Are you considering running for for governor in 2018?
The Blue Ridge Republican made a joke, turned serious and made another joke. But what he didn't say was "yes" or "no."
"Well, I left the Capitol a few minutes ago and we had a governor," he said.
Gov. Nathan Deal's second -- and final -- term ends in January 2019. Ralston has increasingly been mentioned as a potential candidate for the job, along with Lt. Gov. Casey Cagle and others. The speaker on Wednesday, however, said he does not believe it appropriate to discuss such matters while the 40-day legislative session is ongoing.

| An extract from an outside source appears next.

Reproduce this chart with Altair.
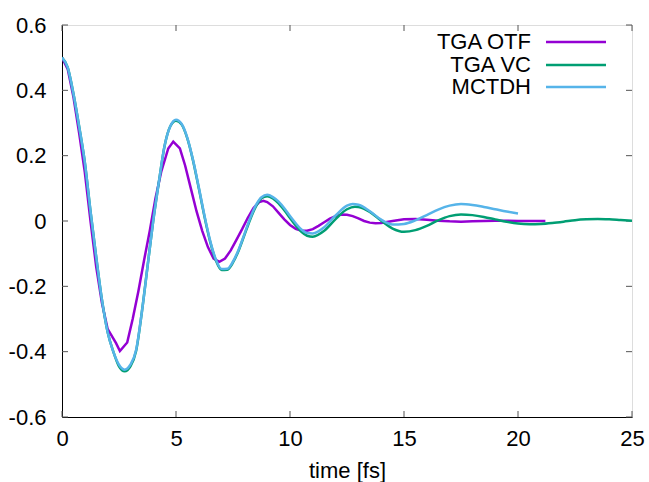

"Over the coming months, Georgians are going to start thinking about, talking about, what they're looking for in the next governor," he said. "I think they'll be looking for someone who has a vision, such as a Zell Miller with the HOPE scholarship or Nathan Deal with economic development and criminal justice reform."
Or, Ralston said, "someone with the courage on some of these issues I talked about. At least that's what I'm going to be looking for."
Note that last part.
Still, he said, "the job I have now, I'm incredibly honored to have so I'm happy to die in this office. Some days I think I'm pretty close to it."
The job of speaker requires one to wrangle 179 other House members. It is not an ideal job for political advancement, he said.
"It's not a job though ... you have to make decisions," he said. "There's no one to pass the buck off to, because it stops at your desk. You can't say you have a divided leadership here, because we don't."
If that last bit sounds like a shot at Cagle, who has often battled with Senate President Pro Tem David Shafer, R-Duluth, and others in leadership, you weren't alone.
As speaker, Ralston said, "sometimes though you bruise a few egos. and i get that. I get that the last speaker that went to the governor office was 85 years ago. And I think there's some reason for that, probably."